The table that I want to add column to was built in MySQL version 5.5
This table has temporal types.
MySQL version has been updated to 5.6
Any change in schema for this table can’t be done using algorithm inplace because the schema needs to be rebuilt.
To change the schema now, algorithm copy has to be run first which will change the schema by rebuilding it.
After the schema has been rebuilt using copy, any subsequent changes to the schema can be performed using inplace.
And hence I have no other option left (at least that’s what MySQL docs were suggesting me).
I have to use algorithm copy.
Solution : pt-online-schema-change by percona toolkit
I approached the go-to-guy in our tech department, and with Flash like speed he suggested me to use pt-online-schema-change to mitigate the above mentioned problem.
So what exactly does this tool do? I went through the documentation (https://www.percona.com/doc/percona-toolkit/LATEST/pt-online-schema-change.html) and came to know that it will solve my problem.
The documentation has the solution to our problem.
pt-online-schema-change alters a table’s structure without blocking reads or writes. pt-online-schema-change emulates the way that MySQL alters tables internally, but it works on a copy of the table you wish to alter. This means that the original table is not locked, and clients may continue to read and change data in it. pt-online-schema-change works by creating an empty copy of the table to alter, modifying it as desired, and then copying rows from the original table into the new table. When the copy is complete, it moves away the original table and replaces it with the new one. By default, it also drops the original table.
Any modifications to data in the original tables during the copy will be reflected in the new table, because the tool creates triggers on the original table to update the corresponding rows in the new table. The use of triggers means that the tool will not work if any triggers are already defined on the table.
So, in short, here is what pt-online-schema-change does
Creates a new temporary table with updated schema.
Copies data from old table to the newly created table in chunks.
Doesn’t put locks on read.
Doesn’t put locks on writes.
Creates triggers that will copy the newly added data in old table to the new one.
Perform an atomic RENAME operation on the new table.
Drops the old table.
Issue seems to resolve, ran the following two commands on the server for migration -
sudo apt-get install percona-toolkit pt-online-schema-change --alter "Add column <new_column> varchar(60) NOT NULL default <default_value>" --user=root D=<database_name>,t=<table_name> --execute
And… *drum roll*
of course it didn’t work the first time. Figured that we ran out of memory as pt-online-schema-change require more memory to run. So the first attempt was a failure.

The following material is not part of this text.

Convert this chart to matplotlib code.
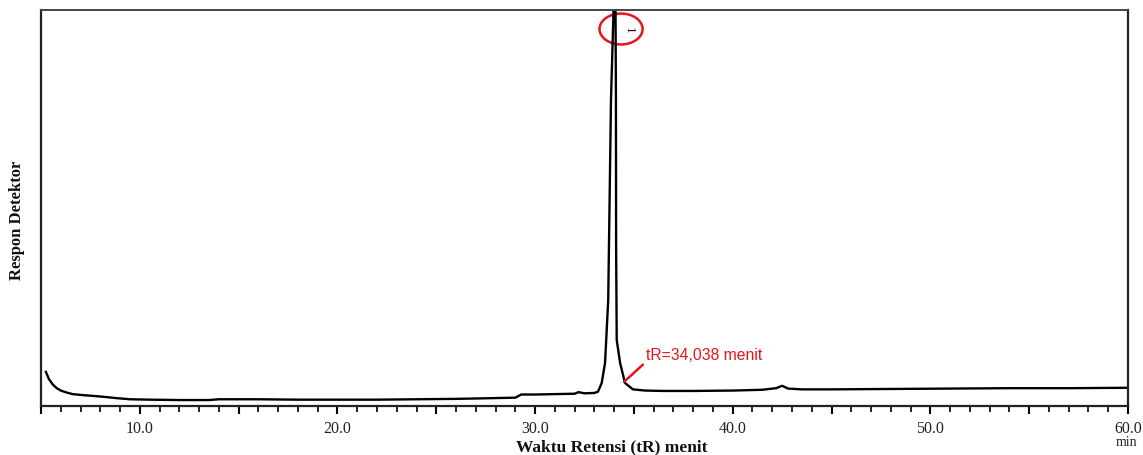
import matplotlib
matplotlib.use("Agg")
import matplotlib.pyplot as plt
from matplotlib.patches import Ellipse
from matplotlib.ticker import MultipleLocator, FuncFormatter

# Retention time (min) and detector response (arbitrary units)
time_min = [5.25, 5.4, 5.6, 5.8, 6.0, 6.3, 6.6, 7.0, 7.5, 8.0, 8.8, 9.5, 10.5, 12.0,
            13.5, 14.0, 16.0, 18.0, 20.0, 22.0, 24.0, 26.0, 28.0, 29.0, 29.3, 30.0,
            31.0, 32.0, 32.2, 32.5, 33.0, 33.18, 33.37, 33.54, 33.70, 33.84, 33.97,
            34.02, 34.07, 34.09, 34.10, 34.13, 34.30, 34.55, 34.95, 35.56, 36.5,
            38.0, 40.0, 41.5, 42.2, 42.5, 42.8, 43.5, 45.0, 48.0, 51.0, 54.0, 57.0, 60.0]
response = [8.6, 6.8, 5.4, 4.5, 3.9, 3.4, 3.0, 2.8, 2.6, 2.4, 2.0, 1.7, 1.6, 1.5,
            1.5, 1.7, 1.7, 1.6, 1.6, 1.6, 1.7, 1.8, 2.0, 2.1, 2.9, 2.9,
            3.0, 3.1, 3.5, 3.2, 3.3, 3.6, 5.8, 10.9, 26.8, 77.3, 100.0,
            112.0, 100.0, 77.3, 40.0, 16.7, 10.9, 5.8, 4.2, 3.9, 3.8,
            3.8, 3.9, 4.1, 4.5, 5.1, 4.4, 4.2, 4.2, 4.3, 4.4, 4.5, 4.5, 4.6]

tick_label_values = [10, 20, 30, 40, 50, 60]
peak_label = "1"
annotation_text = "tR=34,038 menit"

fig = plt.figure(figsize=(11.43, 4.55), dpi=100)
ax = fig.add_axes([41 / 1143, 1 - 406 / 455, (1128 - 41) / 1143, (406 - 10) / 455])

ax.plot(time_min, response, color="black", lw=1.7, solid_joinstyle="round")
ax.set_xlim(5, 60)
ax.set_ylim(0, 100)

serif = ["Liberation Serif", "DejaVu Serif"]

ax.xaxis.set_major_locator(MultipleLocator(5))
ax.xaxis.set_minor_locator(MultipleLocator(1))
ax.xaxis.set_major_formatter(FuncFormatter(
    lambda v, p: f"{v:.1f}" if round(v) in tick_label_values else ""))
ax.tick_params(axis="x", which="major", direction="out", length=6, width=1.5,
               pad=5, labelsize=11.5, labelcolor="#222222")
ax.tick_params(axis="x", which="minor", direction="out", length=4, width=1.2)
for lab in ax.get_xticklabels():
    lab.set_fontfamily(serif)
ax.set_yticks([])

for side in ["left", "bottom", "right"]:
    ax.spines[side].set_linewidth(1.6)
    ax.spines[side].set_color("#222222")
ax.spines["top"].set_linewidth(1.4)
ax.spines["top"].set_color("#444444")

fig.text(612 / 1143, 1 - 447 / 455, "Waktu Retensi (tR) menit", ha="center", va="center",
         fontsize=12.5, fontweight="bold", family=serif, color="#111111")
fig.text(17 / 1143, 1 - 220 / 455, "Respon Detektor", ha="center", va="center",
         rotation=90, fontsize=12, fontweight="bold", family=serif, color="#111111")
fig.text(1127 / 1143, 1 - 442 / 455, "min", ha="center", va="center",
         fontsize=10, family=serif, color="#222222")

# peak number and red circle
ax.text(34.75, 94.8, peak_label, rotation=-90, ha="center", va="center",
        fontsize=9.5, family=serif, color="#111111", clip_on=False)
ax.add_patch(Ellipse((34.35, 95.2), 2.18, 7.8, fill=False, edgecolor="#e8141b",
                     lw=1.8, clip_on=False))

# annotation
ax.annotate(annotation_text, xy=(34.5, 6.1), xytext=(35.6, 12.8),
            fontsize=11.3, family=["Liberation Sans", "DejaVu Sans"], color="#e8141b",
            ha="left", va="center",
            arrowprops=dict(arrowstyle="-", color="#e8141b", lw=1.8,
                            shrinkA=0, shrinkB=0, relpos=(0, 0.05)))

fig.savefig("out.png", dpi=100)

We increased the memory and tried again, so a second attempt, *** drum roll again ***
Bingo it worked! But just to give you a heads-up, we started the operation at around 11:30 PM, and by the time it got completed it was already 5:45 AM! It took around 6 whopping hours to run the migration for 22 Million rows, but the best part for this operation -there was no downtime at all. Phew!!! Things done, day saved, another all-nighter, something new learnt!